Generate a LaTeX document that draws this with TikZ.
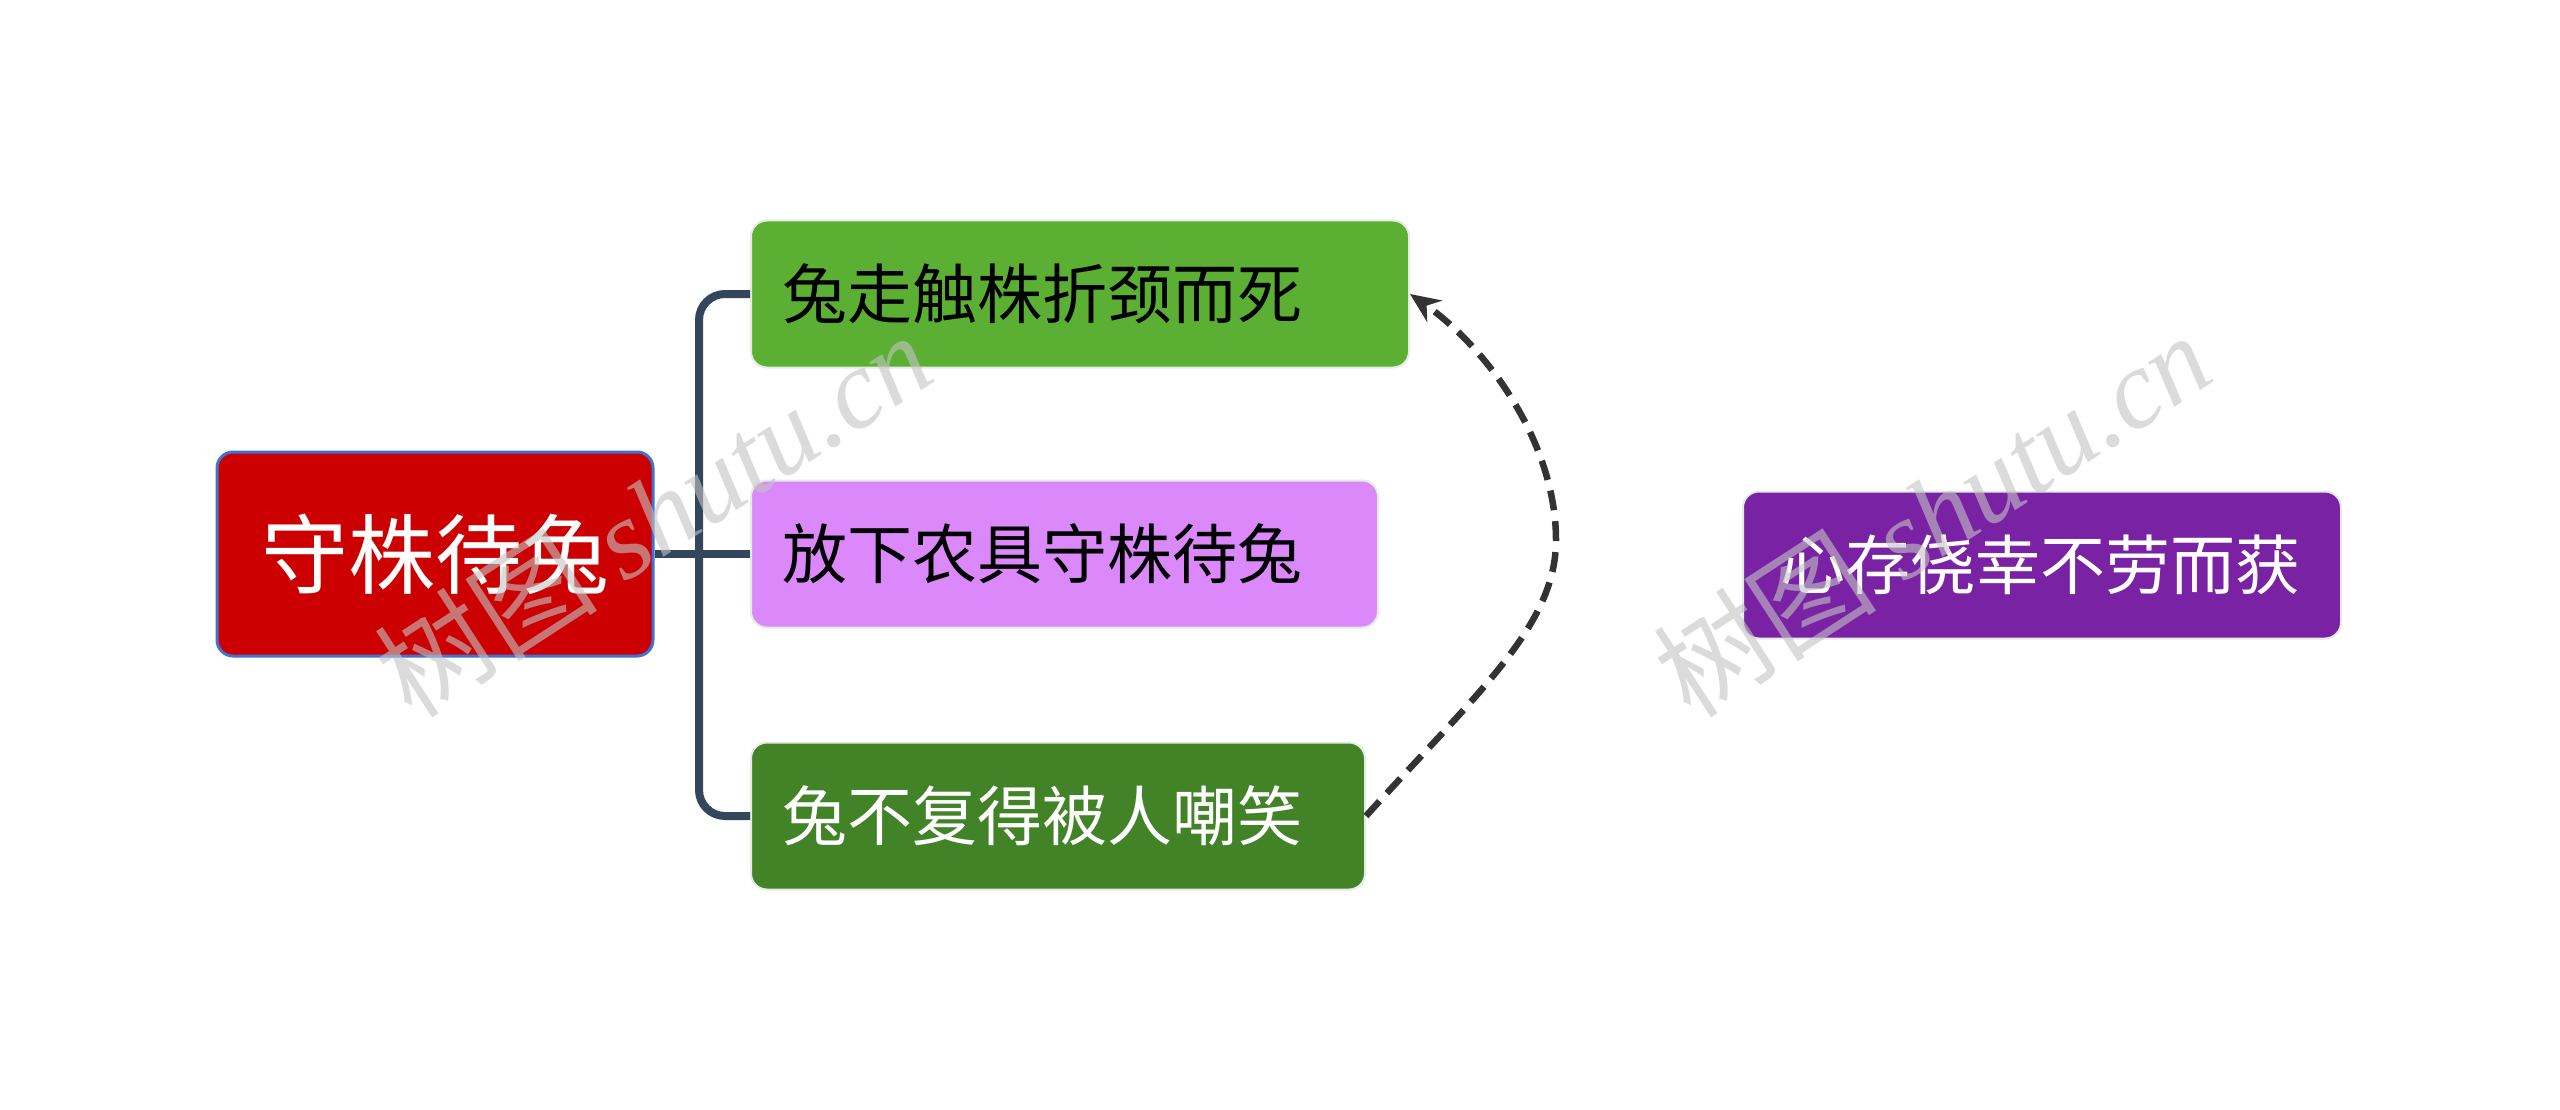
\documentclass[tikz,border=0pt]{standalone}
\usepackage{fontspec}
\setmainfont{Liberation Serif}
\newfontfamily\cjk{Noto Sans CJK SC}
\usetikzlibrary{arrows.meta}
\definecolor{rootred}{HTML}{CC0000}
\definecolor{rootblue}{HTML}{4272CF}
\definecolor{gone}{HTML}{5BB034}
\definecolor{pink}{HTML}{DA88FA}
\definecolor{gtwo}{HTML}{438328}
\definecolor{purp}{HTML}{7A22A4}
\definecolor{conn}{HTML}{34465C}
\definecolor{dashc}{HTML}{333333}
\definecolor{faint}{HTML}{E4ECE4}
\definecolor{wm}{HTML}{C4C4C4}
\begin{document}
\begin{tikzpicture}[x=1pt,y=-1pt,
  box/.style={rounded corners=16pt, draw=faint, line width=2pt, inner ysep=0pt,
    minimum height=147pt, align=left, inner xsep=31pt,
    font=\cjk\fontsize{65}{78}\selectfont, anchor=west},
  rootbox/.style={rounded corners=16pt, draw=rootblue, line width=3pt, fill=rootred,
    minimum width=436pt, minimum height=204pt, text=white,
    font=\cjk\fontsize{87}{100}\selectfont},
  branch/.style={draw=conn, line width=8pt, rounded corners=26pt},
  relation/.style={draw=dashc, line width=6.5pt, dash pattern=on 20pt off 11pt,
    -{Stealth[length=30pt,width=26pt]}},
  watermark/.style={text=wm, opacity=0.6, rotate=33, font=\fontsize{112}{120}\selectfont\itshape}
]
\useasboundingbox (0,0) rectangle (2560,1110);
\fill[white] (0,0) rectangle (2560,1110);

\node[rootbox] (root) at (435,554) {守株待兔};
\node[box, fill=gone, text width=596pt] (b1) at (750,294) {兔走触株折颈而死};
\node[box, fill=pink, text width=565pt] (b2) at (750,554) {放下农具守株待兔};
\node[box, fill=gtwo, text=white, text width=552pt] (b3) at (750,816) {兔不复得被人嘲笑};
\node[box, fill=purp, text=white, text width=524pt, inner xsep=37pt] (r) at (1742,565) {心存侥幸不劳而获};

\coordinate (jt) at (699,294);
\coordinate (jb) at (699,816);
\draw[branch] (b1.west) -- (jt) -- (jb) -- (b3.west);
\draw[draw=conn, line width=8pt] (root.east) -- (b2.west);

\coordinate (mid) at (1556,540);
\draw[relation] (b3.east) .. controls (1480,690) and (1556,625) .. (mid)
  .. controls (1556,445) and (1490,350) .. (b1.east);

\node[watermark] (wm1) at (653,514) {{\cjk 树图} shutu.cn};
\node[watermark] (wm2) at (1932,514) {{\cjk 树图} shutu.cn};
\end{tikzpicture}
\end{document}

EXERCISE DETAILS: Using the data above, write out every line exactly, leaving the images behind.

RESPONSE TO THE EXERCISE:
Generate a LaTeX document that draws this with TikZ.
\documentclass[tikz,border=0pt]{standalone}
\usepackage{fontspec}
\setmainfont{Liberation Serif}
\newfontfamily\cjk{Noto Sans CJK SC}
\usetikzlibrary{arrows.meta}
\definecolor{rootred}{HTML}{CC0000}
\definecolor{rootblue}{HTML}{4272CF}
\definecolor{gone}{HTML}{5BB034}
\definecolor{pink}{HTML}{DA88FA}
\definecolor{gtwo}{HTML}{438328}
\definecolor{purp}{HTML}{7A22A4}
\definecolor{conn}{HTML}{34465C}
\definecolor{dashc}{HTML}{333333}
\definecolor{faint}{HTML}{E4ECE4}
\definecolor{wm}{HTML}{C4C4C4}
\begin{document}
\begin{tikzpicture}[x=1pt,y=-1pt,
  box/.style={rounded corners=16pt, draw=faint, line width=2pt, inner ysep=0pt,
    minimum height=147pt, align=left, inner xsep=31pt,
    font=\cjk\fontsize{65}{78}\selectfont, anchor=west},
  rootbox/.style={rounded corners=16pt, draw=rootblue, line width=3pt, fill=rootred,
    minimum width=436pt, minimum height=204pt, text=white,
    font=\cjk\fontsize{87}{100}\selectfont},
  branch/.style={draw=conn, line width=8pt, rounded corners=26pt},
  relation/.style={draw=dashc, line width=6.5pt, dash pattern=on 20pt off 11pt,
    -{Stealth[length=30pt,width=26pt]}},
  watermark/.style={text=wm, opacity=0.6, rotate=33, font=\fontsize{112}{120}\selectfont\itshape}
]
\useasboundingbox (0,0) rectangle (2560,1110);
\fill[white] (0,0) rectangle (2560,1110);

\node[rootbox] (root) at (435,554) {守株待兔};
\node[box, fill=gone, text width=596pt] (b1) at (750,294) {兔走触株折颈而死};
\node[box, fill=pink, text width=565pt] (b2) at (750,554) {放下农具守株待兔};
\node[box, fill=gtwo, text=white, text width=552pt] (b3) at (750,816) {兔不复得被人嘲笑};
\node[box, fill=purp, text=white, text width=524pt, inner xsep=37pt] (r) at (1742,565) {心存侥幸不劳而获};

\coordinate (jt) at (699,294);
\coordinate (jb) at (699,816);
\draw[branch] (b1.west) -- (jt) -- (jb) -- (b3.west);
\draw[draw=conn, line width=8pt] (root.east) -- (b2.west);

\coordinate (mid) at (1556,540);
\draw[relation] (b3.east) .. controls (1480,690) and (1556,625) .. (mid)
  .. controls (1556,445) and (1490,350) .. (b1.east);

\node[watermark] (wm1) at (653,514) {{\cjk 树图} shutu.cn};
\node[watermark] (wm2) at (1932,514) {{\cjk 树图} shutu.cn};
\end{tikzpicture}
\end{document}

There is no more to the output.